One of the most pertinent questions permeating today’s business community is this; ‘How can I set up to react to carbon reporting in a timely and beneficial manner for my company?’
It’s a worthy question. Firms want to meet their compliance requirements, and they want to win the profit benefits of so doing.
What they don’t want is a mismatch of resource, a rush to the finishing line, or to detract from the simple day-to-day rationale of operations; staying in business.
As with many business challenges, it all comes down to a simple word; planning.
The Christmas conundrum
Often, a basic analogy can help us see through the fog of reporting. In this case, let us consider a business whose turnover is largely based on Christmas.
Plainly, such a firm has a major task managing the peaks and troughs of the year. Scaling down staffing, capacity and operations when most of us are at work will be needed, when business is flat outside Yuletide.
Contrastingly, scaling up operations will be tough when everyone in the company is looking for a holiday and external contractors have given up replying to emails in the December run in.
Yet every year, Christmas turkeys unfailingly arrive to order, advertising campaigns hit our screens, chocolates aplenty line supermarket shelves.
All of this happens because the profit incentives justify the planning costs.
And so it should be with carbon reporting.
You can reap opportunity and savings from SECR, but you have to look ahead.

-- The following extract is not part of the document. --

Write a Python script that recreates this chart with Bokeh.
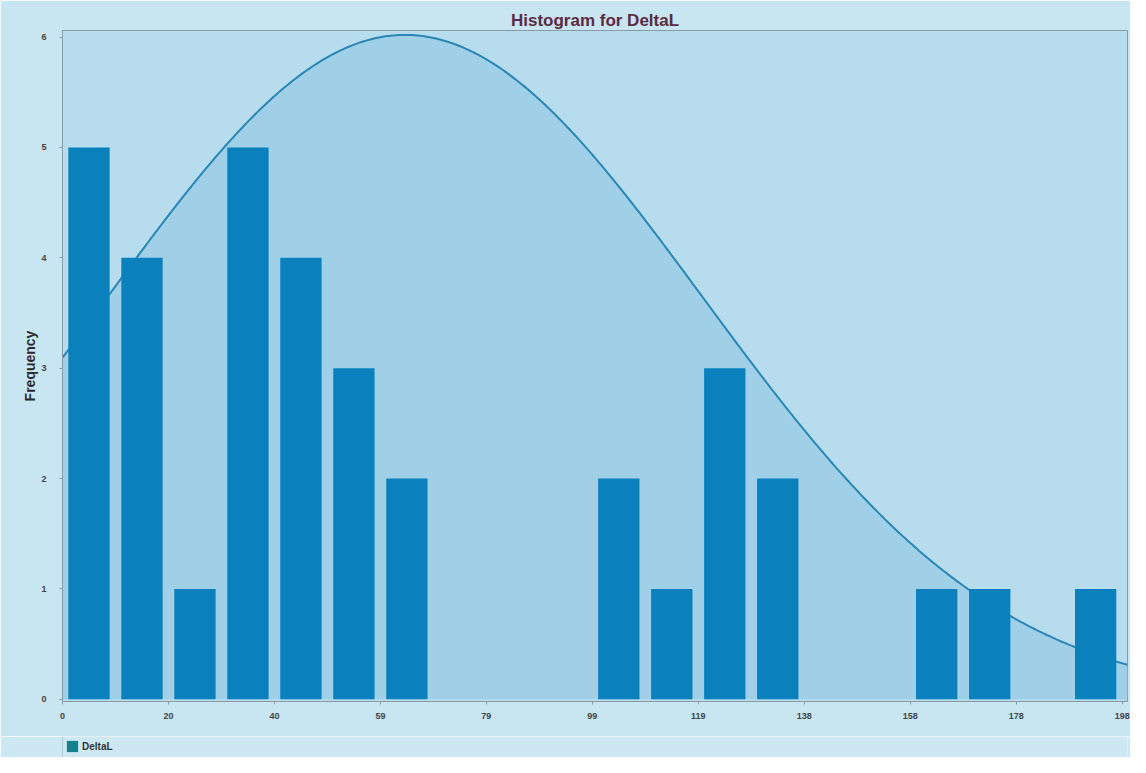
import numpy as np
from bokeh.plotting import figure
from bokeh.layouts import column
from bokeh.models import FixedTicker, Legend, LegendItem, Range1d, Title
from bokeh.embed import file_html
from bokeh.resources import INLINE

# ---- data ----
bin_width = 9.9
counts = [5, 4, 1, 5, 4, 3, 2, 0, 0, 0, 2, 1, 3, 2, 0, 0, 1, 1, 0, 1]
x_tick_values = [0, 19.8, 39.6, 59.4, 79.2, 99, 118.8, 138.6, 158.4, 178.2, 198]
x_tick_labels = ["0", "20", "40", "59", "79", "99", "119", "138", "158", "178", "198"]
y_tick_values = [0, 1, 2, 3, 4, 5, 6]
# fitted normal curve (as drawn)
curve_mean = 64.0
curve_sd = 55.5
curve_peak = 6.02
series_name = "DeltaL"

bin_left = [i * bin_width for i in range(len(counts))]
bin_center = [b + bin_width / 2 for b in bin_left]

cx = np.linspace(0, 199, 400)
cy = curve_peak * np.exp(-((cx - curve_mean) ** 2) / (2 * curve_sd ** 2))

BORDER = "#c8e6f2"
STRIP = "#cde8f3"

p = figure(width=1130, height=736, output_backend="svg", toolbar_location=None,
           x_range=Range1d(0, 199), y_range=Range1d(-0.02, 6.06),
           min_border_left=62, min_border_right=3, min_border_top=30, min_border_bottom=35)

p.background_fill_color = "#b7dcee"
p.border_fill_color = BORDER
p.outline_line_color = "#8a9aa4"
p.outline_line_width = 1
p.xgrid.visible = False
p.ygrid.visible = False

t = Title(text="Histogram for DeltaL", align="center", text_font="Liberation Sans",
          text_font_size="17px", text_font_style="bold", text_color="#5a2b3e",
          offset=0, standoff=2)
p.add_layout(t, "above")

# area under the fitted curve
p.varea(x=cx, y1=0, y2=cy, fill_color="#a0d0e7", fill_alpha=1.0)
p.line(cx, cy, line_color="#2a86b5", line_width=2)

# bars
bars = p.vbar(x=bin_center, top=counts, width=bin_width * 0.78, bottom=0,
              fill_color="#0a80bd", line_color=None)

# axes
p.xaxis.ticker = FixedTicker(ticks=x_tick_values)
p.xaxis.major_label_overrides = {v: l for v, l in zip(x_tick_values, x_tick_labels)}
p.yaxis.ticker = FixedTicker(ticks=y_tick_values)
for ax in (p.xaxis, p.yaxis):
    ax.axis_line_color = "#8a9aa4"
    ax.major_tick_line_color = "#8a9aa4"
    ax.major_tick_out = 3
    ax.major_tick_in = 0
    ax.minor_tick_line_color = None
    ax.major_label_text_font = "Liberation Sans"
    ax.major_label_text_font_size = "9px"
    ax.major_label_text_font_style = "bold"
    ax.major_label_text_color = "#444444"
p.xaxis.major_label_standoff = 8
p.yaxis.major_label_standoff = 13
p.yaxis.axis_label = "Frequency"
p.yaxis.axis_label_text_font = "Liberation Sans"
p.yaxis.axis_label_text_font_size = "14px"
p.yaxis.axis_label_text_font_style = "bold"
p.yaxis.axis_label_text_color = "#2a2a2a"
p.yaxis.axis_label_standoff = 0

# legend strip below the chart
lg = figure(width=1130, height=21, output_backend="svg", toolbar_location=None,
            x_range=Range1d(0, 1), y_range=Range1d(0, 1),
            min_border=0, min_border_left=0, min_border_right=0,
            min_border_top=0, min_border_bottom=0)
lg.axis.visible = False
lg.grid.visible = False
lg.outline_line_color = None
lg.background_fill_color = STRIP
lg.border_fill_color = STRIP
swatch = lg.vbar(x=[-10], top=[1], bottom=[0], width=1, fill_color="#17808c", line_color=None)
legend = Legend(items=[LegendItem(label=series_name, renderers=[swatch])],
                location=(3, 4), orientation="horizontal",
                background_fill_alpha=0, border_line_color=None,
                label_text_font="Liberation Sans", label_text_font_size="10px",
                label_text_font_style="bold", label_text_color="#333333",
                glyph_width=14, glyph_height=14, padding=1, margin=0,
                label_standoff=3, label_height=14)
lg.add_layout(legend, "center")

page = column(p, lg, spacing=0)
open("out.html", "w").write(file_html(page, INLINE))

SECR reporting comes but once a year, like Christmas. And so, our advice is that affected firms should be planning year-round for how to effectively meet their SECR requirements when deadline day comes.
Avoid the peaks
We can look to an example provided by the ESOS experience for another valuable lesson. With ESOS, many firms left their efforts at compliance very late in the day. They simply brushed the scheme’s urgency aside.
When it came to it, those qualified to deliver the ESOS reporting had all been snapped up, so there was a huge disparity between the reporting resources available and the demand.
This is turn meant firms desperately tasked internal staff with doing the reporting; leading to major internal stresses and poorly compiled data.
This of course led the regulator to throw the incomplete reports back at companies; leading to more work, more stress, more cost.
And by the time the process was done, some firms were too tired to even react on the valuable information within reports. It’s a sad story; all too easily avoidable.
Top tips on timely reporting
The irony is, it really isn’t that hard to manage time and reporting pressure.
For a start, you are not alone. There are many third parties and consultants with expertise in reporting and compliance who are able to provide the support, guidance and help needed to meet the deadlines (and indeed implement strategies for post-compliance projects. Just remember, you should look early.
it really isn’t that hard to manage time and reporting pressure.
- Don’t bury your head in the sand. SECR isn’t going away. Ignoring it is just as foolish as pretending the yearly taxes aren’t around the corner.
- Seek advice. No one is expecting you to be an expert. Regularly check this Hub, internet newsfeeds, news from BEIS and other sources; arm yourself with the intelligence you need to react.
- Make a list of your reporting requirements and deadlines, just as you would your project deadlines and payment dates. When you come to set out your yearly objectives, put reporting among them.
If you take head of our advice, you can raise awareness throughout the business and make it known that effective reporting equals profit. Ineffective reports equal panic.
The final word
There is more to talk about, and we will return to the themes within this article. But for now, the Hub simply seeks to alert you early, to enable you to put reporting requirements where they need to be; high up your business agenda.
Then, reporting will not be a last minute pain. Rather, it can become a profitable, well managed and useful process.